I live at the end of Third Street and I have a view of Leonard Lake and its associated dam from my property. I canoe, fish and swim in both Leonard and Graham lakes (my family owns a home on Graham Lake), so it is fair to say the dam’s existence, and the regulation of water levels on Graham Lake, directly affects my family. Knowing this, one might think I am opposed to removal of the Leonard Lake Dam. Not so. I am in support of a thoughtful solution that considers the effects the dam, or its removal, has on the greater Ellsworth community, with careful consideration given not just economic benefits, but a healthy and robust fishery.
It is well known that run-of-river is critical to the biological processes of anadromous and catadromous fishes, and in order to maintain healthy fish populations, successful, non-lethal passage must be maintained! Approving the relicensing of the dam should not be the assumed outcome unless it can be shown that successful and robust fish passage is achievable.
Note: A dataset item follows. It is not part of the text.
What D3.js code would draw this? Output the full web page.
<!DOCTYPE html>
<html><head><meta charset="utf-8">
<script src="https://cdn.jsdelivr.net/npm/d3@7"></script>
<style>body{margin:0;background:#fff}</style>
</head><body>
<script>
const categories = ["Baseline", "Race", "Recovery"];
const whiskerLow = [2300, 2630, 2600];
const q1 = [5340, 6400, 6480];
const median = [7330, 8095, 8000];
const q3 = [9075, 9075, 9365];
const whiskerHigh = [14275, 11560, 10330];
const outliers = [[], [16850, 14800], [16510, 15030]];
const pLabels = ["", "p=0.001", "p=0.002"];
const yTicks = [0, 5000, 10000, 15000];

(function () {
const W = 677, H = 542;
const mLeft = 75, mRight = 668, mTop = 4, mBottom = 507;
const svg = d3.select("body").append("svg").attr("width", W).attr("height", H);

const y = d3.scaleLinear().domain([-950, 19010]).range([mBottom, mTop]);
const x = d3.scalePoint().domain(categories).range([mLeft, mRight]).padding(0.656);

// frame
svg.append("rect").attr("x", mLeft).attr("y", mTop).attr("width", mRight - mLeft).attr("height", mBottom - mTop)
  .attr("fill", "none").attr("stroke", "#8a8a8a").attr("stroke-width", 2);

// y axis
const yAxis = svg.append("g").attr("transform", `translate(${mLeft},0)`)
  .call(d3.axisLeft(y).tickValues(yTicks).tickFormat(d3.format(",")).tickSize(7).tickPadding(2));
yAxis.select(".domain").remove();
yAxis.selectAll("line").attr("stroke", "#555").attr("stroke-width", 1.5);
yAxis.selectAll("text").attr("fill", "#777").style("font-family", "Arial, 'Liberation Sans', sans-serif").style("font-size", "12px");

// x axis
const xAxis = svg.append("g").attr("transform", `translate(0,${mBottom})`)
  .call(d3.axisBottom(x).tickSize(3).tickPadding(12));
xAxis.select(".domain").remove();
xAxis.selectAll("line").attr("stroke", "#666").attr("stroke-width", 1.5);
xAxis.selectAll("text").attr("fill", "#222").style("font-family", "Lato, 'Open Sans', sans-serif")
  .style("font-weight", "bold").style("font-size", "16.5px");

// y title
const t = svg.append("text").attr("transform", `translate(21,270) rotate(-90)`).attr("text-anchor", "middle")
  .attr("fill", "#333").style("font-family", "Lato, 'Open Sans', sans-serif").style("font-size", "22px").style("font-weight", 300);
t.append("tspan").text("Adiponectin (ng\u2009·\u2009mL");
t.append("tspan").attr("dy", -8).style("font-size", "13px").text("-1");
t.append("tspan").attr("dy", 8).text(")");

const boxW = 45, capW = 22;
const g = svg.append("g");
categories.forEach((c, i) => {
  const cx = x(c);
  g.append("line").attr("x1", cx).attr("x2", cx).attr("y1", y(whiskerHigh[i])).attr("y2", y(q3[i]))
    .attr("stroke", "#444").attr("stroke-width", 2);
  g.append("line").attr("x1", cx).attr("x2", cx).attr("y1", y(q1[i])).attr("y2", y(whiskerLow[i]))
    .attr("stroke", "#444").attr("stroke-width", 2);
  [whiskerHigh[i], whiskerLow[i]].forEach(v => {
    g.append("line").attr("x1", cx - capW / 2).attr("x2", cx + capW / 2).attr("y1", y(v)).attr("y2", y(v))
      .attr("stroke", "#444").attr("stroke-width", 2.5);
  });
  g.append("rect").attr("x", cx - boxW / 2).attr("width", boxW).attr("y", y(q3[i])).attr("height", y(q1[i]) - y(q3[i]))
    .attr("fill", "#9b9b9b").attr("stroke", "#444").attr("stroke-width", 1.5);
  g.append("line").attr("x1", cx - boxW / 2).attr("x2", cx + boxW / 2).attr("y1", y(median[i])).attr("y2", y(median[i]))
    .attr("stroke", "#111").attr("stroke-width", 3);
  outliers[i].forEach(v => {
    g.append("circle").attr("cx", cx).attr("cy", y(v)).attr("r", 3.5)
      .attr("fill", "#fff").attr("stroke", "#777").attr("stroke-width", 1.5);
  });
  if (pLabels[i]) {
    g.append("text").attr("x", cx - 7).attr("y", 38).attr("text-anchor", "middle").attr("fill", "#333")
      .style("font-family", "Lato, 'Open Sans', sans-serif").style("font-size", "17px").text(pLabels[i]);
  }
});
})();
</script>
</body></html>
Furthermore, it should be noted that by removing the dam and returning the river to its pre-dam flow, there could be significant benefits to the local economy by attracting whitewater sports enthusiasts and supporting businesses. There has been a significant shift in the last century away from removing natural resources as a means to creating jobs, to maintaining and benefiting from them. We need not look any further than Acadia National Park to see how preservation and good stewardship of natural resources has grown the economy of Hancock County!
But this may not be a win or lose situation. The Damariscotta Mills fish ladder in Newcastle, Maine, is a successful fish passage that has been developed and maintained through strong community involvement in conjunction with IF&W. It has also been a huge success both environmentally and economically with over 900,000 alewives returning to spawn in 2013 and the annual Alewife Festival attracting 20,000 people over a weekend last summer! This is not just an economic pulse; it is long-term growth that benefits everyone.
If there is a way to continue the use of hydropower and allow the safe and successful passage of alewives and salmon both up and down the Union River, then I am in support of that effort. However, I find it unacceptable to renew the license strictly to maintain the status quo. We should get smart about this and take the long view.